## What the exercise asks:
All of the listing below must be repeated word for word. Pictures are the only thing to omit.

--- BEGIN Dataset extract ---

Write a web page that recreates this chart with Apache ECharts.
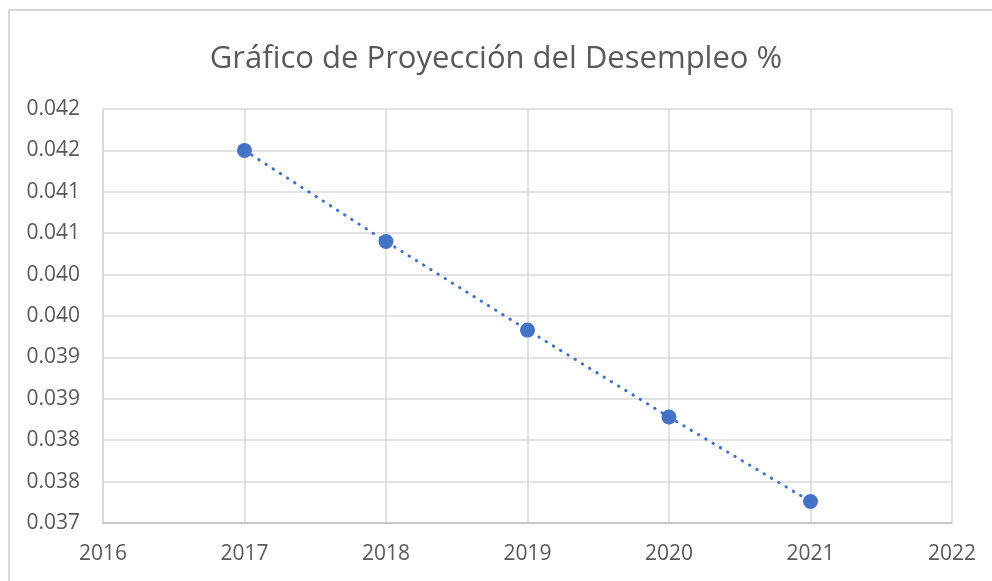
<!DOCTYPE html>
<html>
<head>
<meta charset="utf-8">
<script src="https://cdn.jsdelivr.net/npm/echarts@6/dist/echarts.min.js"></script>
<style>
  html, body { margin: 0; padding: 0; background: #fff; }
  #chart { width: 992px; height: 581px; }
</style>
</head>
<body>
<div id="chart"></div>
<script>
// data
var years = [2017, 2018, 2019, 2020, 2021];
var desempleo = [0.0415, 0.0404, 0.03933, 0.03828, 0.03726];
var yTickLabels = ['0.037', '0.038', '0.038', '0.039', '0.039', '0.040',
                   '0.040', '0.041', '0.041', '0.042', '0.042'];
var yMin = 0.037, yMax = 0.042, yStep = 0.0005;

var gris = '#595959';
var font = 'Open Sans';

var option = {
    backgroundColor: '#fff',
    animation: false,
    title: {
        text: 'Gráfico de Proyección del Desempleo %',
        left: 'center',
        top: 39,
        textStyle: { color: gris, fontSize: 31, fontWeight: 'normal', fontFamily: font }
    },
    graphic: [{
        type: 'rect',
        shape: { x: 9, y: 10, width: 1100, height: 700 },
        style: { fill: 'none', stroke: '#d9d9d9', lineWidth: 2 },
        silent: true
    }],
    grid: { left: 103, right: 40, top: 109, bottom: 58 },
    xAxis: {
        type: 'value',
        min: 2016, max: 2022, interval: 1,
        axisLine: { show: true, lineStyle: { color: '#bfbfbf', width: 1.5 } },
        axisTick: { show: false },
        splitLine: { show: true, lineStyle: { color: '#d9d9d9', width: 1.5 } },
        axisLabel: {
            color: gris, fontSize: 21, fontFamily: font, margin: 21,
            formatter: function (v) { return String(v); }
        }
    },
    yAxis: {
        type: 'value',
        min: yMin, max: yMax, interval: yStep,
        axisLine: { show: true, lineStyle: { color: '#d9d9d9', width: 1.5 } },
        axisTick: { show: false },
        splitLine: { show: true, lineStyle: { color: '#d9d9d9', width: 1.5 } },
        axisLabel: {
            color: gris, fontSize: 21, fontFamily: font, margin: 23,
            formatter: function (v) {
                return yTickLabels[Math.round((v - yMin) / yStep)];
            }
        }
    },
    series: [{
        type: 'line',
        data: years.map(function (y, i) { return [y, desempleo[i]]; }),
        symbol: 'circle',
        symbolSize: 15,
        itemStyle: { color: '#4472c4' },
        lineStyle: { color: '#4472c4', width: 3, type: [0.5, 8], cap: 'round' }
    }]
};

var myChart = echarts.init(document.getElementById('chart'));
myChart.setOption(option);
</script>
</body>
</html>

--- END Dataset extract ---

## In response:
Write a web page that recreates this chart with Apache ECharts.
<!DOCTYPE html>
<html>
<head>
<meta charset="utf-8">
<script src="https://cdn.jsdelivr.net/npm/echarts@6/dist/echarts.min.js"></script>
<style>
  html, body { margin: 0; padding: 0; background: #fff; }
  #chart { width: 992px; height: 581px; }
</style>
</head>
<body>
<div id="chart"></div>
<script>
// data
var years = [2017, 2018, 2019, 2020, 2021];
var desempleo = [0.0415, 0.0404, 0.03933, 0.03828, 0.03726];
var yTickLabels = ['0.037', '0.038', '0.038', '0.039', '0.039', '0.040',
                   '0.040', '0.041', '0.041', '0.042', '0.042'];
var yMin = 0.037, yMax = 0.042, yStep = 0.0005;

var gris = '#595959';
var font = 'Open Sans';

var option = {
    backgroundColor: '#fff',
    animation: false,
    title: {
        text: 'Gráfico de Proyección del Desempleo %',
        left: 'center',
        top: 39,
        textStyle: { color: gris, fontSize: 31, fontWeight: 'normal', fontFamily: font }
    },
    graphic: [{
        type: 'rect',
        shape: { x: 9, y: 10, width: 1100, height: 700 },
        style: { fill: 'none', stroke: '#d9d9d9', lineWidth: 2 },
        silent: true
    }],
    grid: { left: 103, right: 40, top: 109, bottom: 58 },
    xAxis: {
        type: 'value',
        min: 2016, max: 2022, interval: 1,
        axisLine: { show: true, lineStyle: { color: '#bfbfbf', width: 1.5 } },
        axisTick: { show: false },
        splitLine: { show: true, lineStyle: { color: '#d9d9d9', width: 1.5 } },
        axisLabel: {
            color: gris, fontSize: 21, fontFamily: font, margin: 21,
            formatter: function (v) { return String(v); }
        }
    },
    yAxis: {
        type: 'value',
        min: yMin, max: yMax, interval: yStep,
        axisLine: { show: true, lineStyle: { color: '#d9d9d9', width: 1.5 } },
        axisTick: { show: false },
        splitLine: { show: true, lineStyle: { color: '#d9d9d9', width: 1.5 } },
        axisLabel: {
            color: gris, fontSize: 21, fontFamily: font, margin: 23,
            formatter: function (v) {
                return yTickLabels[Math.round((v - yMin) / yStep)];
            }
        }
    },
    series: [{
        type: 'line',
        data: years.map(function (y, i) { return [y, desempleo[i]]; }),
        symbol: 'circle',
        symbolSize: 15,
        itemStyle: { color: '#4472c4' },
        lineStyle: { color: '#4472c4', width: 3, type: [0.5, 8], cap: 'round' }
    }]
};

var myChart = echarts.init(document.getElementById('chart'));
myChart.setOption(option);
</script>
</body>
</html>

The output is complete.